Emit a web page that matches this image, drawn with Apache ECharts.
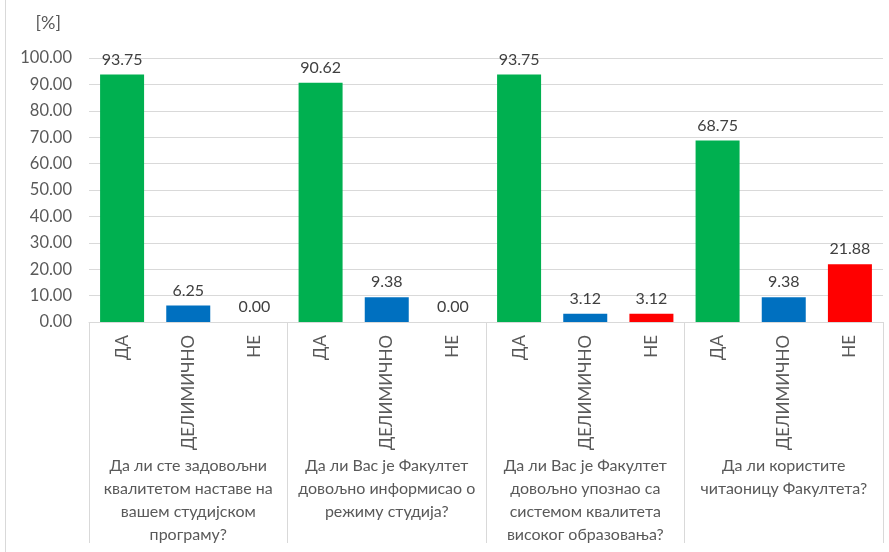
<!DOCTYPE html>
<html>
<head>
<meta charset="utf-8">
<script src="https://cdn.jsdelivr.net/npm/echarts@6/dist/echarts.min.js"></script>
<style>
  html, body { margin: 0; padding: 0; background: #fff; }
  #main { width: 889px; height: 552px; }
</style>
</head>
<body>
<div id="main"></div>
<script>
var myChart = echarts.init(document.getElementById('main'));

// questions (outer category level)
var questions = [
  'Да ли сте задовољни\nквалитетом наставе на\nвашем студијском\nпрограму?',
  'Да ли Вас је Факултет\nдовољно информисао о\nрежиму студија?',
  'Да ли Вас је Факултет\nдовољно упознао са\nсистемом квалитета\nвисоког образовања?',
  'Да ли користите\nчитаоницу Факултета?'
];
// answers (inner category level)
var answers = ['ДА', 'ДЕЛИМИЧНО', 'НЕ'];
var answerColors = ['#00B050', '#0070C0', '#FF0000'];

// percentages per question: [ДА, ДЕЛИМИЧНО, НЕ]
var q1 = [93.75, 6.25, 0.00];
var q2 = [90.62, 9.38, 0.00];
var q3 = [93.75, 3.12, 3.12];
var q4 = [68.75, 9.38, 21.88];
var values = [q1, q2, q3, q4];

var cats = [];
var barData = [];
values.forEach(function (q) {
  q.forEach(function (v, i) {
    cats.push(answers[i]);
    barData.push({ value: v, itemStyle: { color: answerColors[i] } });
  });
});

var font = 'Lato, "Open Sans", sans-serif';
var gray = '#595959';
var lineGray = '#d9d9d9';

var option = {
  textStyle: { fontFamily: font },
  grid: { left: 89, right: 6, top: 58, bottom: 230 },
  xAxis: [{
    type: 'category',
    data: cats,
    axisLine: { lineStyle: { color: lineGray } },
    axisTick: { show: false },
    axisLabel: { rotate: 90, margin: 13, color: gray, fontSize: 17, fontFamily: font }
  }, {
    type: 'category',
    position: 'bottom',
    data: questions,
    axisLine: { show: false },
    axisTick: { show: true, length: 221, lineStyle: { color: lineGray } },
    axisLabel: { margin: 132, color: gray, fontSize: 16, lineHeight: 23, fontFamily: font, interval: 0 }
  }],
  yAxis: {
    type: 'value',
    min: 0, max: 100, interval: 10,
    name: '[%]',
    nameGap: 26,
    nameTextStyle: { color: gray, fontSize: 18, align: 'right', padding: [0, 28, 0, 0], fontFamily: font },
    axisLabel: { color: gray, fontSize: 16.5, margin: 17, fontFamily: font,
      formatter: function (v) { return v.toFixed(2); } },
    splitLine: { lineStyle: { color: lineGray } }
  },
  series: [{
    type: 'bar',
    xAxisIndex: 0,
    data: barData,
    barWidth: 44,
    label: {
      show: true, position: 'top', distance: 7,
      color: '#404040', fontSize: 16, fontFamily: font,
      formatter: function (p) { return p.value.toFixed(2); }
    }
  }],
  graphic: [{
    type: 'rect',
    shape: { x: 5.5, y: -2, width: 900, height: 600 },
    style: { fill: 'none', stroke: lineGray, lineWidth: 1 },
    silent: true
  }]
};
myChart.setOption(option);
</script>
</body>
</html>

_____

Leave out the pictures and copy the rest of the material above exactly.

**RESULT BELOW**
Emit a web page that matches this image, drawn with Apache ECharts.
<!DOCTYPE html>
<html>
<head>
<meta charset="utf-8">
<script src="https://cdn.jsdelivr.net/npm/echarts@6/dist/echarts.min.js"></script>
<style>
  html, body { margin: 0; padding: 0; background: #fff; }
  #main { width: 889px; height: 552px; }
</style>
</head>
<body>
<div id="main"></div>
<script>
var myChart = echarts.init(document.getElementById('main'));

// questions (outer category level)
var questions = [
  'Да ли сте задовољни\nквалитетом наставе на\nвашем студијском\nпрограму?',
  'Да ли Вас је Факултет\nдовољно информисао о\nрежиму студија?',
  'Да ли Вас је Факултет\nдовољно упознао са\nсистемом квалитета\nвисоког образовања?',
  'Да ли користите\nчитаоницу Факултета?'
];
// answers (inner category level)
var answers = ['ДА', 'ДЕЛИМИЧНО', 'НЕ'];
var answerColors = ['#00B050', '#0070C0', '#FF0000'];

// percentages per question: [ДА, ДЕЛИМИЧНО, НЕ]
var q1 = [93.75, 6.25, 0.00];
var q2 = [90.62, 9.38, 0.00];
var q3 = [93.75, 3.12, 3.12];
var q4 = [68.75, 9.38, 21.88];
var values = [q1, q2, q3, q4];

var cats = [];
var barData = [];
values.forEach(function (q) {
  q.forEach(function (v, i) {
    cats.push(answers[i]);
    barData.push({ value: v, itemStyle: { color: answerColors[i] } });
  });
});

var font = 'Lato, "Open Sans", sans-serif';
var gray = '#595959';
var lineGray = '#d9d9d9';

var option = {
  textStyle: { fontFamily: font },
  grid: { left: 89, right: 6, top: 58, bottom: 230 },
  xAxis: [{
    type: 'category',
    data: cats,
    axisLine: { lineStyle: { color: lineGray } },
    axisTick: { show: false },
    axisLabel: { rotate: 90, margin: 13, color: gray, fontSize: 17, fontFamily: font }
  }, {
    type: 'category',
    position: 'bottom',
    data: questions,
    axisLine: { show: false },
    axisTick: { show: true, length: 221, lineStyle: { color: lineGray } },
    axisLabel: { margin: 132, color: gray, fontSize: 16, lineHeight: 23, fontFamily: font, interval: 0 }
  }],
  yAxis: {
    type: 'value',
    min: 0, max: 100, interval: 10,
    name: '[%]',
    nameGap: 26,
    nameTextStyle: { color: gray, fontSize: 18, align: 'right', padding: [0, 28, 0, 0], fontFamily: font },
    axisLabel: { color: gray, fontSize: 16.5, margin: 17, fontFamily: font,
      formatter: function (v) { return v.toFixed(2); } },
    splitLine: { lineStyle: { color: lineGray } }
  },
  series: [{
    type: 'bar',
    xAxisIndex: 0,
    data: barData,
    barWidth: 44,
    label: {
      show: true, position: 'top', distance: 7,
      color: '#404040', fontSize: 16, fontFamily: font,
      formatter: function (p) { return p.value.toFixed(2); }
    }
  }],
  graphic: [{
    type: 'rect',
    shape: { x: 5.5, y: -2, width: 900, height: 600 },
    style: { fill: 'none', stroke: lineGray, lineWidth: 1 },
    silent: true
  }]
};
myChart.setOption(option);
</script>
</body>
</html>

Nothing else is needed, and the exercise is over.